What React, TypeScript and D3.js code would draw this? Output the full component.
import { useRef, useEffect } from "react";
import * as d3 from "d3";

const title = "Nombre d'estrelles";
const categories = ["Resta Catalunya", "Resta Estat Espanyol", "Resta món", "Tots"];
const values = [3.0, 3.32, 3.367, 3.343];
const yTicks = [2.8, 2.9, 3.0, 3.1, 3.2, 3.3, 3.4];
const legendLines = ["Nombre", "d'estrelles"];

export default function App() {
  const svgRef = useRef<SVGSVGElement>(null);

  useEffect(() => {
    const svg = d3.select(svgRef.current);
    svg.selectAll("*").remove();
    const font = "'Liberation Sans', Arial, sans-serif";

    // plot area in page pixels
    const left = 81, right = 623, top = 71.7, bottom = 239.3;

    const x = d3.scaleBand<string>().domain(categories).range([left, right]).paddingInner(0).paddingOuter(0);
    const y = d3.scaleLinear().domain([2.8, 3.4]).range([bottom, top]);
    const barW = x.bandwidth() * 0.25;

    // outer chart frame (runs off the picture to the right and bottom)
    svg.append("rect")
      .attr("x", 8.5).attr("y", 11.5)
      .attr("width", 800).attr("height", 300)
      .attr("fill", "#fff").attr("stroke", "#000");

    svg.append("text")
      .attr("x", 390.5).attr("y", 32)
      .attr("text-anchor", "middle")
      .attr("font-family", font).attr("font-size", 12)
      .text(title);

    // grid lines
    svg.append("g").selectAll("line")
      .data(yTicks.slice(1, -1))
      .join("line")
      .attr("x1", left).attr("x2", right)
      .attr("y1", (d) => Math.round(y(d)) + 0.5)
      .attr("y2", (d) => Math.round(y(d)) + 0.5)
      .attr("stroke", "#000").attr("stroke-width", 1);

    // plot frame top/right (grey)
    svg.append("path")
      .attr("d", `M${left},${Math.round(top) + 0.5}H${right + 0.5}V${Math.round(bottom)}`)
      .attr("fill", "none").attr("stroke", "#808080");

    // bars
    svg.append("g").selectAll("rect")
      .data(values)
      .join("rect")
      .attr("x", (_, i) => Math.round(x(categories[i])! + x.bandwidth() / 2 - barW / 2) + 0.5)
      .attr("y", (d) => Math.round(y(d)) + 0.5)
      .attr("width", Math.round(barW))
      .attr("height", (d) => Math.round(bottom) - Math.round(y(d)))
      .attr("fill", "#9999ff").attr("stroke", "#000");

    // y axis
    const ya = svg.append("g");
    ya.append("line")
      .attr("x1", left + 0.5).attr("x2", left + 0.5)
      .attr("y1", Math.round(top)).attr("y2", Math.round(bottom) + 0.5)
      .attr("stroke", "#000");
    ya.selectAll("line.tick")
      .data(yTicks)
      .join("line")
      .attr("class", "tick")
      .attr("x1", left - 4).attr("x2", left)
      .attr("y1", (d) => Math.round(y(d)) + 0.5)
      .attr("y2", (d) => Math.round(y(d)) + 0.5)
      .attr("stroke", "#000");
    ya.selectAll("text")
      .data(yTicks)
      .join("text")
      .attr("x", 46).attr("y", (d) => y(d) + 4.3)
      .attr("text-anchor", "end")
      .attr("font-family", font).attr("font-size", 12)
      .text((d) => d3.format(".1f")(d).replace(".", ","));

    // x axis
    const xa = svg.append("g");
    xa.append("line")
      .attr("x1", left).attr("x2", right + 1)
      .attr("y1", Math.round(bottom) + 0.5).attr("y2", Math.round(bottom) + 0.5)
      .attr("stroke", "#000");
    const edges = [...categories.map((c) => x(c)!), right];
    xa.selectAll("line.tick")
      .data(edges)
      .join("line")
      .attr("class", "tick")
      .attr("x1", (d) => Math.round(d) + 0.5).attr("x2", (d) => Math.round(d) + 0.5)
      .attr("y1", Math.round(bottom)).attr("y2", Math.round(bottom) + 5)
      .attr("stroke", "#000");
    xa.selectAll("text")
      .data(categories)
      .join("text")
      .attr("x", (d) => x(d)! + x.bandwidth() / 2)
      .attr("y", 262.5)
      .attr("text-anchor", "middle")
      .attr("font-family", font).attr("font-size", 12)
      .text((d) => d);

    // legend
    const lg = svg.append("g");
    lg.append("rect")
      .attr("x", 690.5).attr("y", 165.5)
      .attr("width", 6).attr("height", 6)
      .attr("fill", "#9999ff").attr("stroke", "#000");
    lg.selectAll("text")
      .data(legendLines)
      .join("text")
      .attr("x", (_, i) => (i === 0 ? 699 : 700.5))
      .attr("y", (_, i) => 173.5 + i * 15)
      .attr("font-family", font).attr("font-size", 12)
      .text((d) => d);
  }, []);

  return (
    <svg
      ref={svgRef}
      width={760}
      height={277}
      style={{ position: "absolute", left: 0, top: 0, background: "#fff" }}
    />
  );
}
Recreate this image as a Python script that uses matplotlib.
--
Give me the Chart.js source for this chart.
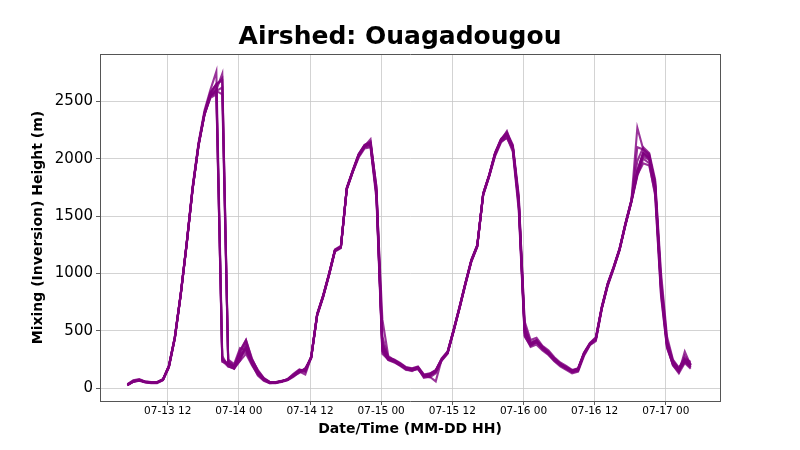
* * *
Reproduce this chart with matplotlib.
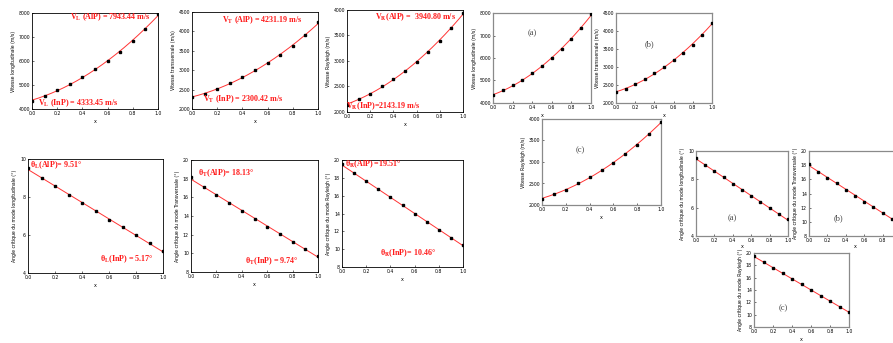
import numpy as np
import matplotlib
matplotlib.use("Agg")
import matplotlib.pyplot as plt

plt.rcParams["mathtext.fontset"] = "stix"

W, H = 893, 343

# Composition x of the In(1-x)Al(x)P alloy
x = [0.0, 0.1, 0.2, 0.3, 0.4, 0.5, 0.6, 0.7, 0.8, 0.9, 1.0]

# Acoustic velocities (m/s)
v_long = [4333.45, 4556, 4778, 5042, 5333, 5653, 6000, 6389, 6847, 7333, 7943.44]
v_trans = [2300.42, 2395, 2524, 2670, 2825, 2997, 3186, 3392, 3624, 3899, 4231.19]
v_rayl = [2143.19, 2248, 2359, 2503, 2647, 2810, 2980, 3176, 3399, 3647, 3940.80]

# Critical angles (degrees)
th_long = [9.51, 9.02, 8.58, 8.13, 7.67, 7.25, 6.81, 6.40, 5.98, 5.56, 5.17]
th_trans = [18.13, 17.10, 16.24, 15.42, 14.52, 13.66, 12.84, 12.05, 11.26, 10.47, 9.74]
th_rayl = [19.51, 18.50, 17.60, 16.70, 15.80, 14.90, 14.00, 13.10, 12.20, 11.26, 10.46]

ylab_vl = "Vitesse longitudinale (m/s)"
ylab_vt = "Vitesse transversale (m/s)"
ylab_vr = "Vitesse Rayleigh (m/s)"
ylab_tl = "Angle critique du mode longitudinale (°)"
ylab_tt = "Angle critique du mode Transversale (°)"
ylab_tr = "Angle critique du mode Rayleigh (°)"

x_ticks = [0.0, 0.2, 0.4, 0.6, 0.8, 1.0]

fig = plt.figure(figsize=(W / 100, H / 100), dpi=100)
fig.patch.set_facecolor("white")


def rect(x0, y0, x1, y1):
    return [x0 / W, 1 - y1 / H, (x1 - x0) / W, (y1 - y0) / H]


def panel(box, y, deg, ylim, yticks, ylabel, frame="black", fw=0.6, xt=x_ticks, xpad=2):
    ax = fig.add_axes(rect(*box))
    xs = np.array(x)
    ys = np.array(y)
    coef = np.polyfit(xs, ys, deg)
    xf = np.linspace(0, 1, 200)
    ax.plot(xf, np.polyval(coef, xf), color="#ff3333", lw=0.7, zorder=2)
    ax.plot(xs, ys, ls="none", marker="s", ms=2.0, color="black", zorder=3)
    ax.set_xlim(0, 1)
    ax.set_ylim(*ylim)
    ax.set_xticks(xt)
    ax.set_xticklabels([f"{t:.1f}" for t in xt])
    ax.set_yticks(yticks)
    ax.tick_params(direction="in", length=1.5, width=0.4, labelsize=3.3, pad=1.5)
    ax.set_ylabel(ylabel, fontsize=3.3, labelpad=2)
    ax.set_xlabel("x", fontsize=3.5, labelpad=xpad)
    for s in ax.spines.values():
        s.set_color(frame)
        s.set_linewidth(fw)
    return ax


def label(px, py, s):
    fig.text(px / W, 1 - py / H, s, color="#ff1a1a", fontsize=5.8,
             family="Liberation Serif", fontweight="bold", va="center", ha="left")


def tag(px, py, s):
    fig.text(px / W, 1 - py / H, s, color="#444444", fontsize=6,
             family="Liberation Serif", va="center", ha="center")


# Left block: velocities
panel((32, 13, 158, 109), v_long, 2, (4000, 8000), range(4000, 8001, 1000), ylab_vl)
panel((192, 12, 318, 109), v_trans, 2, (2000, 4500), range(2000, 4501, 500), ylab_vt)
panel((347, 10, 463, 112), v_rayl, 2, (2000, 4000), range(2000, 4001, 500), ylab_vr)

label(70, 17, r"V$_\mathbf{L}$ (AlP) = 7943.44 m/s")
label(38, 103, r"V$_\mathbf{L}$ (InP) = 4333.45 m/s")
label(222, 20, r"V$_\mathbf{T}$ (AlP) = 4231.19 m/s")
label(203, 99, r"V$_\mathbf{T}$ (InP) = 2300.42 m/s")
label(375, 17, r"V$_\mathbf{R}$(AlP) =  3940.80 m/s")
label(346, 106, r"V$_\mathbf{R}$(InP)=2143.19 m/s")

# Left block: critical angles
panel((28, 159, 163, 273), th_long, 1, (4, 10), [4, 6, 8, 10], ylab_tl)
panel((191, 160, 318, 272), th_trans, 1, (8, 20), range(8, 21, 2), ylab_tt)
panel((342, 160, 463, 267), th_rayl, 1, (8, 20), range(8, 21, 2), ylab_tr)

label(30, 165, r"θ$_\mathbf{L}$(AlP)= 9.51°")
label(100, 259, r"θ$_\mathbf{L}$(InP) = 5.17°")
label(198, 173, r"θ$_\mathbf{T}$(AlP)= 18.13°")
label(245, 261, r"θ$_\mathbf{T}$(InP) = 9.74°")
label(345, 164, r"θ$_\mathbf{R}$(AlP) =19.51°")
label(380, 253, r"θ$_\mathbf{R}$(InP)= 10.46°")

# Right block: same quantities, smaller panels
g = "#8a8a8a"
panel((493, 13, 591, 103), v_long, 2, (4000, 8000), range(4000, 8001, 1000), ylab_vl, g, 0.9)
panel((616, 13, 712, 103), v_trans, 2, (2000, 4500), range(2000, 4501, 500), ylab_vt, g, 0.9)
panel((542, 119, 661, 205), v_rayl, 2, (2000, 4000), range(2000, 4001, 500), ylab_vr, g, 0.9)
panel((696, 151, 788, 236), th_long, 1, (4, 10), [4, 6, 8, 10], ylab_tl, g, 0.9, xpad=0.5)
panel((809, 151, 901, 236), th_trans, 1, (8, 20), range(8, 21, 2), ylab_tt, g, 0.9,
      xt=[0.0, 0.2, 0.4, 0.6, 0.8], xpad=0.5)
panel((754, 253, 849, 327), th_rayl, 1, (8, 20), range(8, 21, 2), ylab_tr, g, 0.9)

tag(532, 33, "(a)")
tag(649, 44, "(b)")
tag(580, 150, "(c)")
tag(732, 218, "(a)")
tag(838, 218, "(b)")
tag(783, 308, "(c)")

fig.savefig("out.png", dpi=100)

Work to complete
Pick out each line above that includes "this" and show it.

Written answer
What React, TypeScript and D3.js code would draw this? Output the full component.
Recreate this image as a Python script that uses matplotlib.
Give me the Chart.js source for this chart.
Reproduce this chart with matplotlib.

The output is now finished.